Auch nach dem Ende der Kämpfe war nach Angaben von Menschen vor Ort die Wasser- und Stromversorgung abgeschnitten. Das Krankenhaus der Stadt musste nach Angaben der lokalen Gesundheitsbehörde wegen Schäden geschlossen werden. Auch Bäckereien und Märkte blieben zunächst zu.

Netanyahu: Keine syrischen Streitkräfte südlich von Damaskus

Israel wollte mit seinem Eingreifen eigenen Angaben zufolge die Drusen schützen. Die Drusen sind eine religiöse Minderheit, die aus dem schiitischen Islam entstanden ist. Sie leben in Israel, Jordanien, dem Libanon und Syrien.

In Israel leisten die Drusen anders als die meisten muslimischen und christlichen Araber Militärdienst und spielen dort eine bedeutende Rolle in der Armee. In ihrer syrischen Hochburg Suwaida genossen sie während des Bürgerkriegs teils weitgehende Autonomie. Der von sunnitischen Islamisten geführten neuen Zentralregierung in Damaskus stehen viele Drusen skeptisch gegenüber.

Israels Ministerpräsident Benjamin Netanyahu begründete das Vorgehen auch damit, dass er keine syrischen Regierungstruppen südlich der Hauptstadt Damaskus zulassen wolle. «Wir werden syrischen Streitkräften nicht erlauben, in die Region südlich von Damaskus einzudringen», sagte Netanyahu in einer Videoansprache.

Aufgrund des Eingreifens des israelischen Militärs in Syrien sei eine Waffenruhe in Kraft getreten und die syrischen Streitkräfte hätten sich nach Damaskus zurückgezogen, sagte Netanyahu weiter. Die Feuerpause sei «mit Stärke erreicht worden. Nicht durch Bitten, nicht durch Appelle – mit Stärke», betonte er.

Direkter Konflikt mit Israel abgewendet

Al-Scharaa betonte, die Drusen stünden unter dem Schutz des Staates und Verbrechen gegen die Minderheit würden ausnahmslos verfolgt.
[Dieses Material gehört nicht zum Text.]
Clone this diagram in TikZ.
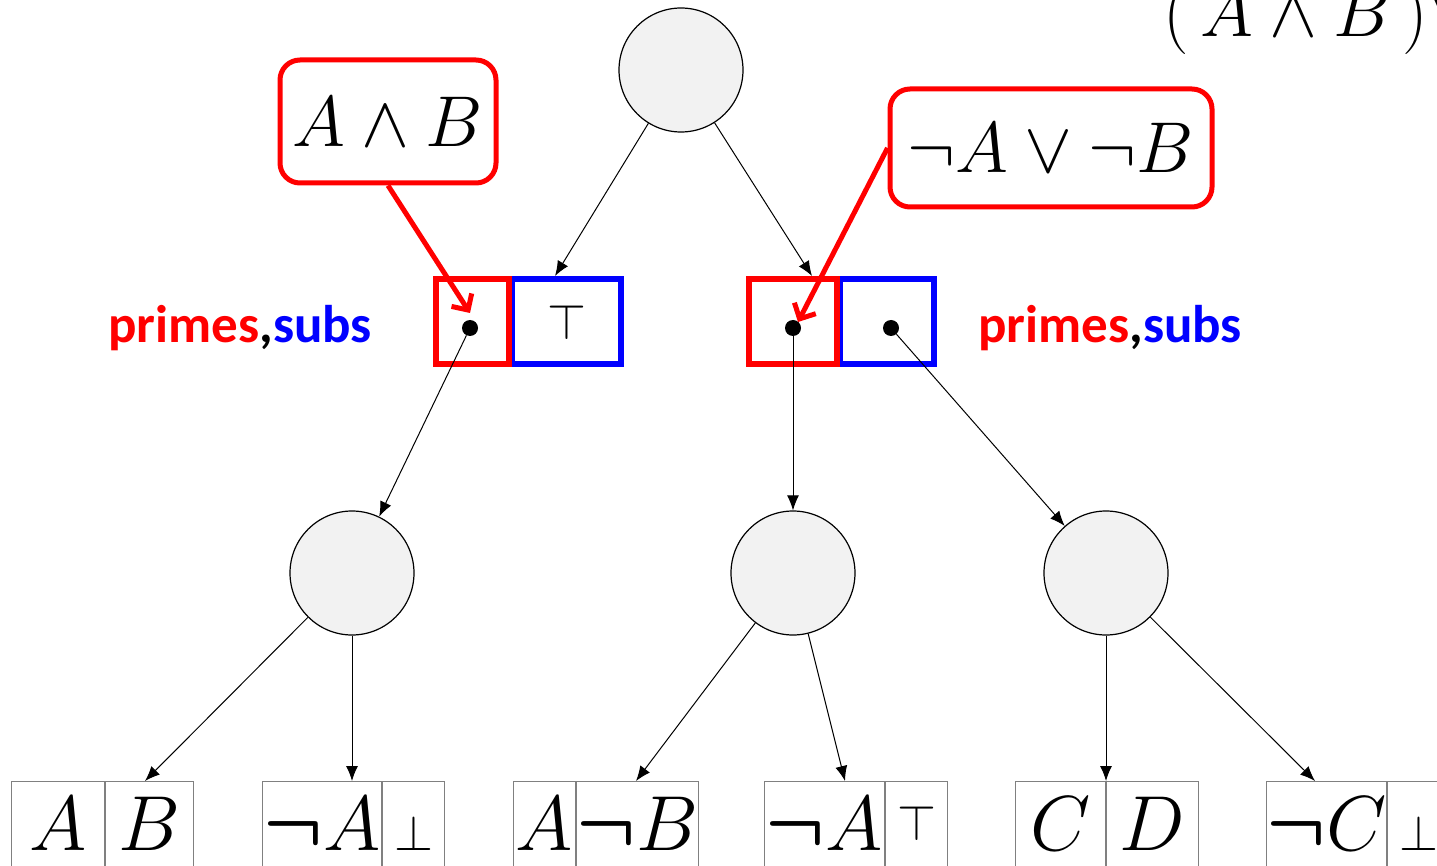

Gleichzeitig machte er drusische Anführer teilweise für die Auseinandersetzungen verantwortlich.

Ein direkter Konflikt mit Israel sei dank der Vermittlung durch die USA, die Türkei und arabische Staaten abgewendet worden, sagte al-Scharaa. Die Sicherheit in Suwaida sei nun in die Hände von lokalen Kräften gelegt worden, so der Übergangspräsident weiter.